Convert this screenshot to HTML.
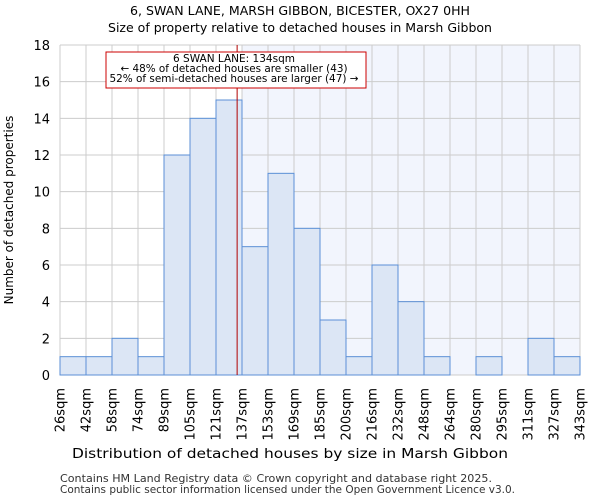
<!DOCTYPE html>
<html><head><meta charset="utf-8"><style>
body{margin:0;background:#fff;}
svg{display:block;font-family:"DejaVu Sans","Liberation Sans",sans-serif;}
</style></head><body>
<svg id="chart" width="600" height="500">
<text x="300" y="15" text-anchor="middle" font-size="12.5" textLength="340" lengthAdjust="spacingAndGlyphs">6, SWAN LANE, MARSH GIBBON, BICESTER, OX27 0HH</text>
<text x="300" y="32" text-anchor="middle" font-size="12.5" textLength="384" lengthAdjust="spacingAndGlyphs">Size of property relative to detached houses in Marsh Gibbon</text>
<g id="plot"></g>
<text x="290" y="458" text-anchor="middle" font-size="13" textLength="436" lengthAdjust="spacingAndGlyphs">Distribution of detached houses by size in Marsh Gibbon</text>
<text transform="translate(13,210) rotate(-90)" text-anchor="middle" font-size="12">Number of detached properties</text>
<text x="60" y="482" font-size="10.5" fill="#333" textLength="432" lengthAdjust="spacingAndGlyphs">Contains HM Land Registry data © Crown copyright and database right 2025.</text>
<text x="60" y="493" font-size="10.5" fill="#333" textLength="455" lengthAdjust="spacingAndGlyphs">Contains public sector information licensed under the Open Government Licence v3.0.</text>
</svg>
<script>
const categories=["26sqm","42sqm","58sqm","74sqm","89sqm","105sqm","121sqm","137sqm","153sqm","169sqm","185sqm","200sqm","216sqm","232sqm","248sqm","264sqm","280sqm","295sqm","311sqm","327sqm","343sqm"];
const counts=[1,1,2,1,12,14,15,7,11,8,3,1,6,4,1,0,1,0,2,1];
const yTicks=[0,2,4,6,8,10,12,14,16,18];
const propertyValue=134;
const binStarts=[26,42,58,74,89,105,121,137,153,169,185,200,216,232,248,264,280,295,311,327,343];
const NS="http://www.w3.org/2000/svg";
const X0=60,X1=580,Y0=375,Y1=45,YMAX=18;
const bw=(X1-X0)/counts.length;
const xb=i=>X0+i*bw;
const y=v=>Y0-(Y0-Y1)*v/YMAX;
const g=document.getElementById('plot');
function mk(t,a){const e=document.createElementNS(NS,t);for(const k in a)e.setAttribute(k,a[k]);g.appendChild(e);return e;}
let pi=0;for(let i=0;i<binStarts.length-1;i++){if(propertyValue>=binStarts[i]&&propertyValue<binStarts[i+1])pi=i;}
const px=xb(pi)+bw*(propertyValue-binStarts[pi])/(binStarts[pi+1]-binStarts[pi]);
const shade=mk('rect',{x:xb(pi+1),y:Y1,width:X1-xb(pi+1),height:Y0-Y1,fill:'#f2f5fd'});


for(let i=0;i<=counts.length;i++){const l=mk('line',{x1:xb(i),x2:xb(i),y1:Y1,y2:Y0,stroke:'#ccc','stroke-width':1});

}
yTicks.forEach(t=>{const l=mk('line',{x1:X0,x2:X1,y1:y(t),y2:y(t),stroke:'#ccc','stroke-width':1});


const tx=mk('text',{x:X0-10,y:y(t)+5,'text-anchor':'end','font-size':13});tx.textContent=t;

});
counts.forEach((c,i)=>{if(c<=0)return;const r=mk('rect',{x:xb(i),y:y(c),width:bw,height:Y0-y(c),fill:'#dce6f5',stroke:'#5b8fd6','stroke-width':1});

});
categories.forEach((c,i)=>{const t=mk('text',{transform:`translate(${xb(i)+4.5},388) rotate(-90)`,'text-anchor':'end','font-size':13});t.textContent=c;

});
const pl=mk('line',{x1:px,x2:px,y1:Y1,y2:Y0,stroke:'#b00000','stroke-width':1});


const box=mk('rect',{x:106,y:52,width:260,height:36,fill:'#fff',stroke:'#c00','stroke-width':1});


const lens=[122,227,249];
["6 SWAN LANE: 134sqm","← 48% of detached houses are smaller (43)","52% of semi-detached houses are larger (47) →"].forEach((s,i)=>{const t=mk('text',{x:234,y:62+i*10,'text-anchor':'middle','font-size':10.5,textLength:lens[i],lengthAdjust:'spacingAndGlyphs'});t.textContent=s;

});
</script>
</body></html>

━━━━━━

**To be done**
Leave out the pictures and retype every line above exactly.

**Task solution**
Convert this screenshot to HTML.
<!DOCTYPE html>
<html><head><meta charset="utf-8"><style>
body{margin:0;background:#fff;}
svg{display:block;font-family:"DejaVu Sans","Liberation Sans",sans-serif;}
</style></head><body>
<svg id="chart" width="600" height="500">
<text x="300" y="15" text-anchor="middle" font-size="12.5" textLength="340" lengthAdjust="spacingAndGlyphs">6, SWAN LANE, MARSH GIBBON, BICESTER, OX27 0HH</text>
<text x="300" y="32" text-anchor="middle" font-size="12.5" textLength="384" lengthAdjust="spacingAndGlyphs">Size of property relative to detached houses in Marsh Gibbon</text>
<g id="plot"></g>
<text x="290" y="458" text-anchor="middle" font-size="13" textLength="436" lengthAdjust="spacingAndGlyphs">Distribution of detached houses by size in Marsh Gibbon</text>
<text transform="translate(13,210) rotate(-90)" text-anchor="middle" font-size="12">Number of detached properties</text>
<text x="60" y="482" font-size="10.5" fill="#333" textLength="432" lengthAdjust="spacingAndGlyphs">Contains HM Land Registry data © Crown copyright and database right 2025.</text>
<text x="60" y="493" font-size="10.5" fill="#333" textLength="455" lengthAdjust="spacingAndGlyphs">Contains public sector information licensed under the Open Government Licence v3.0.</text>
</svg>
<script>
const categories=["26sqm","42sqm","58sqm","74sqm","89sqm","105sqm","121sqm","137sqm","153sqm","169sqm","185sqm","200sqm","216sqm","232sqm","248sqm","264sqm","280sqm","295sqm","311sqm","327sqm","343sqm"];
const counts=[1,1,2,1,12,14,15,7,11,8,3,1,6,4,1,0,1,0,2,1];
const yTicks=[0,2,4,6,8,10,12,14,16,18];
const propertyValue=134;
const binStarts=[26,42,58,74,89,105,121,137,153,169,185,200,216,232,248,264,280,295,311,327,343];
const NS="http://www.w3.org/2000/svg";
const X0=60,X1=580,Y0=375,Y1=45,YMAX=18;
const bw=(X1-X0)/counts.length;
const xb=i=>X0+i*bw;
const y=v=>Y0-(Y0-Y1)*v/YMAX;
const g=document.getElementById('plot');
function mk(t,a){const e=document.createElementNS(NS,t);for(const k in a)e.setAttribute(k,a[k]);g.appendChild(e);return e;}
let pi=0;for(let i=0;i<binStarts.length-1;i++){if(propertyValue>=binStarts[i]&&propertyValue<binStarts[i+1])pi=i;}
const px=xb(pi)+bw*(propertyValue-binStarts[pi])/(binStarts[pi+1]-binStarts[pi]);
const shade=mk('rect',{x:xb(pi+1),y:Y1,width:X1-xb(pi+1),height:Y0-Y1,fill:'#f2f5fd'});


for(let i=0;i<=counts.length;i++){const l=mk('line',{x1:xb(i),x2:xb(i),y1:Y1,y2:Y0,stroke:'#ccc','stroke-width':1});

}
yTicks.forEach(t=>{const l=mk('line',{x1:X0,x2:X1,y1:y(t),y2:y(t),stroke:'#ccc','stroke-width':1});


const tx=mk('text',{x:X0-10,y:y(t)+5,'text-anchor':'end','font-size':13});tx.textContent=t;

});
counts.forEach((c,i)=>{if(c<=0)return;const r=mk('rect',{x:xb(i),y:y(c),width:bw,height:Y0-y(c),fill:'#dce6f5',stroke:'#5b8fd6','stroke-width':1});

});
categories.forEach((c,i)=>{const t=mk('text',{transform:`translate(${xb(i)+4.5},388) rotate(-90)`,'text-anchor':'end','font-size':13});t.textContent=c;

});
const pl=mk('line',{x1:px,x2:px,y1:Y1,y2:Y0,stroke:'#b00000','stroke-width':1});


const box=mk('rect',{x:106,y:52,width:260,height:36,fill:'#fff',stroke:'#c00','stroke-width':1});


const lens=[122,227,249];
["6 SWAN LANE: 134sqm","← 48% of detached houses are smaller (43)","52% of semi-detached houses are larger (47) →"].forEach((s,i)=>{const t=mk('text',{x:234,y:62+i*10,'text-anchor':'middle','font-size':10.5,textLength:lens[i],lengthAdjust:'spacingAndGlyphs'});t.textContent=s;

});
</script>
</body></html>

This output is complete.